Ah, like that $532M Punk wash trade that was clearly visible on-chain?[1] I guess we'll never know if it was real or fake.

[1] https://decrypt.co/84756/no-someone-didnt-really-pay-532-mil...



Please explain your comment for the rest is us. Was that a sarcastic "it really happened because it made it to the chain" or a "we'll never know whether value was exchanged from one person to another because the owner of both wallets could be the same person" - or both, neither or?


Commenter said "there's no way to distinguish fake wash trades from real ones" and I showed a case where a wash trade was, to anybody looking at it, very obviously fake.

I agree with the other part of the comment. Blockchains do not track "persons" but "wallets" and so metrics like "number of users" will not be accurate. But it is not accurate to imply that it is impossible to recognize wash trades. In many cases they are very obvious, and even can be automatically flagged.
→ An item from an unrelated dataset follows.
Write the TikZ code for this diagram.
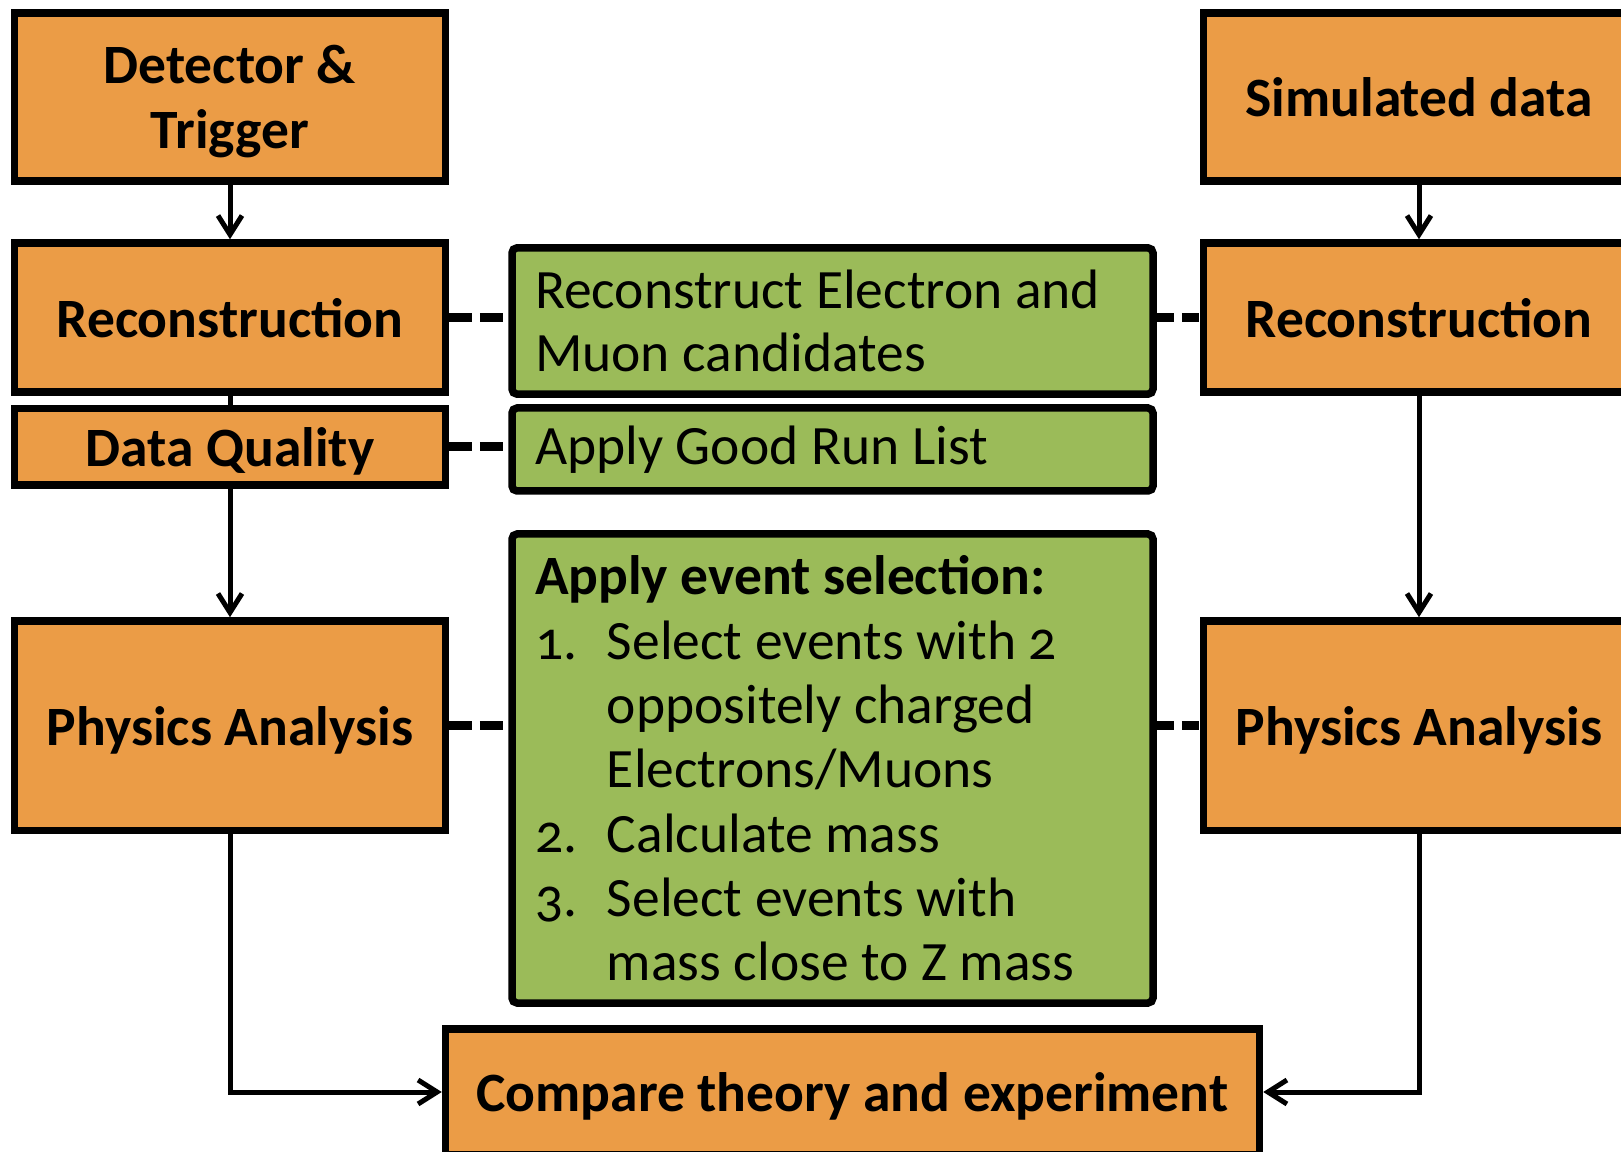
\documentclass[tikz,border=0pt]{standalone}
\usepackage{fontspec}
\setmainfont{Carlito}[Numbers=OldStyle]
\usetikzlibrary{arrows.meta}

\definecolor{boxorange}{HTML}{EB9C46}
\definecolor{boxgreen}{HTML}{9BBB59}
\newcommand{\stepno}[1]{\makebox[0.72cm][l]{#1}}
\newcommand{\stepgap}{\hspace*{0.72cm}}

\begin{document}
\begin{tikzpicture}[-{Straight Barb[length=1.9mm,width=2.4mm]}, line width=0.5mm,
  block/.style={draw, line width=0.75mm, fill=boxorange, align=center, minimum width=4.31cm, inner sep=0pt, text depth=0pt, font=\bfseries\fontsize{15.8}{18.5}\selectfont},
  note/.style={draw, line width=0.75mm, fill=boxgreen, rounded corners=0.5mm, text width=5.95cm, align=flush left, inner xsep=0.23cm, inner ysep=0pt, font=\fontsize{15.8}{18.1}\selectfont},
  link/.style={-, line width=0.9mm, dash pattern=on #1 off 0.75mm},
  link/.default=2.3mm]
  \useasboundingbox (0,0) rectangle (16.21,-11.52);
  % data chain
  \node [block, minimum height=1.68cm, text depth={}] (det) at (2.30,-0.97) {Detector \&\\\smash{Trigger}};
  \node [block, minimum height=1.49cm] (recL) at (2.30,-3.175) {Reconstruction};
  \node [block, minimum height=0.765cm] (dq) at (2.30,-4.47) {Data Quality};
  \node [block, minimum height=2.095cm] (physL) at (2.30,-7.257) {Physics Analysis};
  % simulation chain
  \node [block, minimum height=1.68cm] (simR) at (14.19,-0.97) {Simulated data};
  \node [block, minimum height=1.49cm] (recR) at (14.19,-3.175) {Reconstruction};
  \node [block, minimum height=2.095cm] (physR) at (14.19,-7.257) {Physics Analysis};
  \node [block, minimum width=8.14cm, minimum height=1.26cm] (cmp) at (8.525,-10.92) {Compare theory and experiment};
  % what is done
  \node [note, minimum height=1.463cm] (g1) at (8.325,-3.21) {Reconstruct Electron and\\Muon candidates};
  \node [note, minimum height=0.83cm] (g2) at (8.325,-4.495) {Apply Good Run List};
  \node [note, minimum height=4.69cm, font=\fontsize{15.8}{18.3}\selectfont] (g3) at (8.325,-7.685) {\textbf{Apply event selection:}\\
    \stepno{1.}Select events with 2\\
    \stepgap oppositely charged\\
    \stepgap Electrons/Muons\\
    \stepno{2.}Calculate mass\\
    \stepno{3.}Select events with\\
    \stepgap mass close to Z mass};

  \path (det) edge (recL);
  \draw [-] (recL) -- (dq);
  \path (dq) edge (physL);
  \path (simR) edge (recR);
  \path (recR) edge (physR);
  \draw (physL.south) |- (cmp.west);
  \draw (physR.south) |- (cmp.east);

  \draw [link] (recL.east) -- (recL.east -| g1.west);
  \draw [link] (dq.east) -- (dq.east -| g2.west);
  \draw [link] (physL.east) -- (physL.east -| g3.west);
  \draw [link=1.75mm] (g1.east |- recR.west) -- (recR.west);
  \draw [link=1.75mm] (g3.east |- physR.west) -- (physR.west);
\end{tikzpicture}
\end{document}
In other cases - like with CEX mixers - only the authorities can detect the fraud.


OP probably meant fake wash trades and real non-wash trade ones, not fake and nonfake wash trades


The flash loan trade was a wash trade, obviously “fake.” Other wash trades are also - very often - obvious because the blockchain is transparent and easily analizable.


How can we tell that the buyer and the seller are two different people in real life?